Few sitcoms can go for very long without a single bad episode, and it's actually a little impressive that Kimmy made it this far. But "Kimmy Goes to a Play!" is the first episode of the show that swings and completely misses. The forceful politics don't hold up to scrutiny, the storytelling lacks nuance, and the humor only begins to compensate. It's the low point in an otherwise consistently entertaining series.
Jacqueline has moved into a beautiful new apartment, but she can't afford to put anything inside it. This is all in an attempt to keep up appearances while she wins over her rich associates. On top of that, she goes out to find a new man to show off, but everyone she knows works with her ex in some sense, making her strictly off-limits. Instead, she picks up her dog masseur Doug as a date for an upcoming wedding, imagining herself as the sugar mamma supporting him. But when she starts treating him without respect, she realizes she has to respect herself rather than show off, and she chooses to go to the wedding alone.
Meanwhile, Titus draws on his vivid memory of his past lives and puts together a one-man show about his past self Murasaki, a Japanese geisha, titled Kimono You Didn't! A group of online Social Justice Warriors take offense with his stereotypical portrayal of Asian women, and they show up at the performance to boo him into oblivion. But they find the performance so moving, they give up the cause. Doug shows up at the venue (for absolutely no good reason) and tells Kimmy of Jacqueline's decision. Kimmy goes to the gala to meet her, where Jacqueline passes off Kimmy as her date.

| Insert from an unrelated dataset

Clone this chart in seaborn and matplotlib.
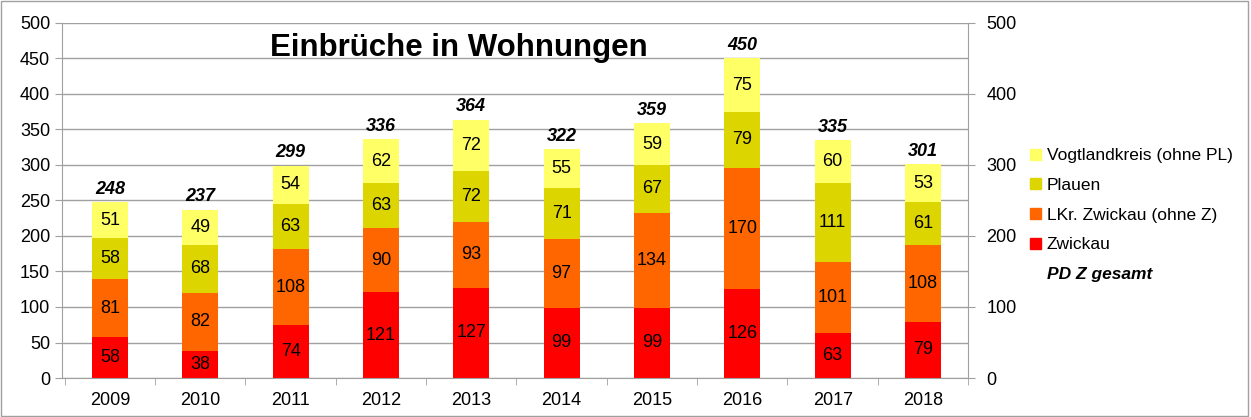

This looks like the writers' way of responding to the wave of online reactions that broke out over season one's portrayals of Native Americans and the casting of white actress Jane Krakowski in a Lakota role. But rather than defending the show in an insightful way, Tina Fey and her crew have chosen to respond to the criticisms over stereotypes in Kimmy by stereotyping the criticizers, and in a far more mean-spirited manner than their Native American portrayals ever were. Not to mention the episode makes the point that SJWs view art without context and blindly promote censorship, which simply doesn't apply to Kimmy. Those who argued against the Native American portrayals in Kimmy largely did so very much within context, and yet this episode unfairly makes generalizations about those arguments anyways.

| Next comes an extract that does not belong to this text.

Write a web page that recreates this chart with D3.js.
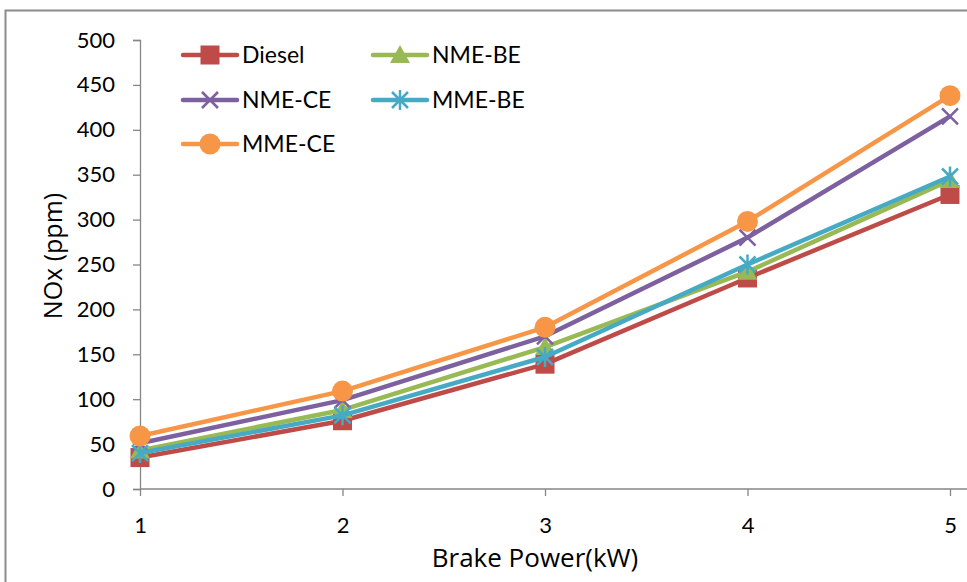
<!DOCTYPE html>
<html><head><meta charset="utf-8">
<script src="https://cdn.jsdelivr.net/npm/d3@7"></script>
<style>body{margin:0;background:#fff}svg{display:block}text{font-family:Lato,"Open Sans",sans-serif;fill:#000}</style>
</head><body>
<svg id="c" width="967" height="582"></svg>
<script>
const categories = [1, 2, 3, 4, 5];
const diesel = [35, 76, 139, 235, 328];
const nmeBE = [43, 88, 158, 242, 344];
const nmeCE = [51, 99, 170, 280, 415];
const mmeBE = [40, 82, 147, 250, 348];
const mmeCE = [59, 109, 180, 298, 438];
const yTicks = [0, 50, 100, 150, 200, 250, 300, 350, 400, 450, 500];
const seriesNames = ["Diesel", "NME-BE", "NME-CE", "MME-BE", "MME-CE"];
const seriesColors = ["#BE4B48", "#98B954", "#7D60A0", "#46AAC5", "#F79646"];
const seriesShapes = ["square", "triangle", "cross", "star", "circle"];
const seriesData = [diesel, nmeBE, nmeCE, mmeBE, mmeCE];

const svg = d3.select("#c");
// outer frame
svg.append("rect").attr("x", 5.5).attr("y", 10.5).attr("width", 1000).attr("height", 1000)
  .attr("fill", "none").attr("stroke", "#8c8c8c").attr("stroke-width", 2);

const x = d3.scaleLinear().domain([1, 5]).range([140, 950]);
const y = d3.scaleLinear().domain([0, 500]).range([489, 40]);

// y axis
const yAxis = d3.axisLeft(y).tickValues(yTicks).tickSize(7).tickPadding(18);
const gy = svg.append("g").attr("transform", "translate(140,0)").call(yAxis);
gy.selectAll("path,line").attr("stroke", "#868686").attr("stroke-width", 1.3);
gy.selectAll("text").style("font-size", "22px").attr("fill", "#000").attr("font-family", "Lato,'Open Sans',sans-serif");
// x axis
const xAxis = d3.axisBottom(x).tickValues(categories).tickFormat(d3.format("d")).tickSize(7).tickPadding(21).tickSizeOuter(0);
const gx = svg.append("g").attr("transform", "translate(0,489)").call(xAxis);
gx.select("path").attr("d", "M140,0H967");
gx.selectAll("path,line").attr("stroke", "#868686").attr("stroke-width", 1.3);
gx.selectAll("text").style("font-size", "22px").attr("fill", "#000").attr("font-family", "Lato,'Open Sans',sans-serif");

svg.append("text").attr("x", 535).attr("y", 567).attr("text-anchor", "middle").style("font-size", "26px").style("font-family", "'Open Sans',sans-serif").text("Brake Power(kW)");
svg.append("text").attr("transform", "translate(62,256) rotate(-90)").attr("text-anchor", "middle").style("font-size", "25px").style("font-family", "'Open Sans',sans-serif").text("NOx (ppm)");

function marker(g, shape, color, cx, cy) {
  if (shape === "square") {
    g.append("rect").attr("x", cx - 9.5).attr("y", cy - 9.5).attr("width", 19).attr("height", 19).attr("fill", color);
  } else if (shape === "triangle") {
    g.append("path").attr("d", `M${cx},${cy - 10}L${cx + 10},${cy + 8}L${cx - 10},${cy + 8}Z`).attr("fill", color);
  } else if (shape === "cross") {
    g.append("path").attr("d", `M${cx - 8},${cy - 8}L${cx + 8},${cy + 8}M${cx - 8},${cy + 8}L${cx + 8},${cy - 8}`).attr("stroke", color).attr("stroke-width", 2.5);
  } else if (shape === "star") {
    g.append("path").attr("d", `M${cx - 8},${cy - 8}L${cx + 8},${cy + 8}M${cx - 8},${cy + 8}L${cx + 8},${cy - 8}M${cx},${cy - 10}L${cx},${cy + 10}`).attr("stroke", color).attr("stroke-width", 2.5);
  } else {
    g.append("circle").attr("cx", cx).attr("cy", cy).attr("r", 10.5).attr("fill", color);
  }
}

const line = d3.line().x((d, i) => x(categories[i])).y(d => y(d));
seriesData.forEach((vals, s) => {
  const g = svg.append("g");
  g.append("path").datum(vals).attr("d", line).attr("fill", "none")
    .attr("stroke", seriesColors[s]).attr("stroke-width", 4.5).attr("stroke-linejoin", "round");
  vals.forEach((v, i) => marker(g, seriesShapes[s], seriesColors[s], x(categories[i]), y(v)));
});

// legend
const legPos = [[183, 55], [373, 55], [183, 100], [373, 100], [183, 144]];
seriesNames.forEach((n, s) => {
  const [lx, ly] = legPos[s];
  const g = svg.append("g");
  g.append("line").attr("x1", lx).attr("x2", lx + 54).attr("y1", ly).attr("y2", ly)
    .attr("stroke", seriesColors[s]).attr("stroke-width", 4.5).attr("stroke-linecap", "round");
  marker(g, seriesShapes[s], seriesColors[s], lx + 27, ly);
  g.append("text").attr("x", lx + 59).attr("y", ly + 8).style("font-size", "23px").text(n);
});
</script>
</body></html>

This episode signals the beginning of what becomes perhaps the biggest problem with season two of Kimmy as it progresses: the dumbing down of its most interesting components. Jacqueline's attempts to empower herself without replicating her husband's behavior provide plenty of material for exploring power dynamics of couples and the difficulties of establishing oneself as a strong independent woman. But the show spells out every step of Jacqueline's narrative to the extent that nothing remains to unpack; she even outright says the general theme of her arc, stating "Everything that power does, it does in a circle" in a deeply uncharacteristic philosophical moment. This also could have been a chance to tap into the implications this statement holds over Jacqueline's Native American roots, but the opportunity passes by untouched.
Titus' plotline suffers from oversimplification as well, but this time on a more basic storytelling level. Unbreakable Kimmy Schmidt prides itself on its degrees of absurdism, which is why we'll allow the idea that Titus can draw on his past lives with near-perfect memory in the first place. Yet we're supposed to believe that Titus can overcome the ignorance and laziness that basically defines him as a character, put together a full one-man musical that movingly portrays the life of a geisha literally overnight, perform it in yellowface, and win over an audience predisposed to despise him? There's a difference between silly unrealistic and nonsensical unrealistic, and this episode crossed into the latter.
This episode also sees the reintroduction of Amy Sedaris as Mimi Kanasis, an equally washed-up old friend of Jacqueline's. She's been great over the last couple years voicing Princess Carolyn on the fellow Netflix show Bojack Horseman, but her screaming-only approach to Mimi comes off mostly as obnoxious and grating. Maybe that's the point, as she appeared in season one's "Kimmy is Bad at Math!" as a sad, lonely woman preaching the horrors of life after divorce, and now that Jacqueline's in more or less the same position, this pathetic creature has become her competitor. But at the moment, Mimi's not fun - or funny - to watch.
As always, the writers sprinkle enough good jokes throughout that "Kimmy Goes to a Play!" remains passable to watch; for instance, Kimmy's online screenname is "KimmysRadScreenname." On a storytelling level, though, this episode is an all-around failure. Hopefully it gets better from here.
Biggest Laugh: Titus [on the SJWs]: "They called me one of their top five Hitlers of all time. Real Hitler wasn't even on the list!"
Biggest Surprise: Sadly, probably the fact that the writers chose to respond to the SJW issue in such a tone-deaf manner. It's a surprise if only because we expected better of this show.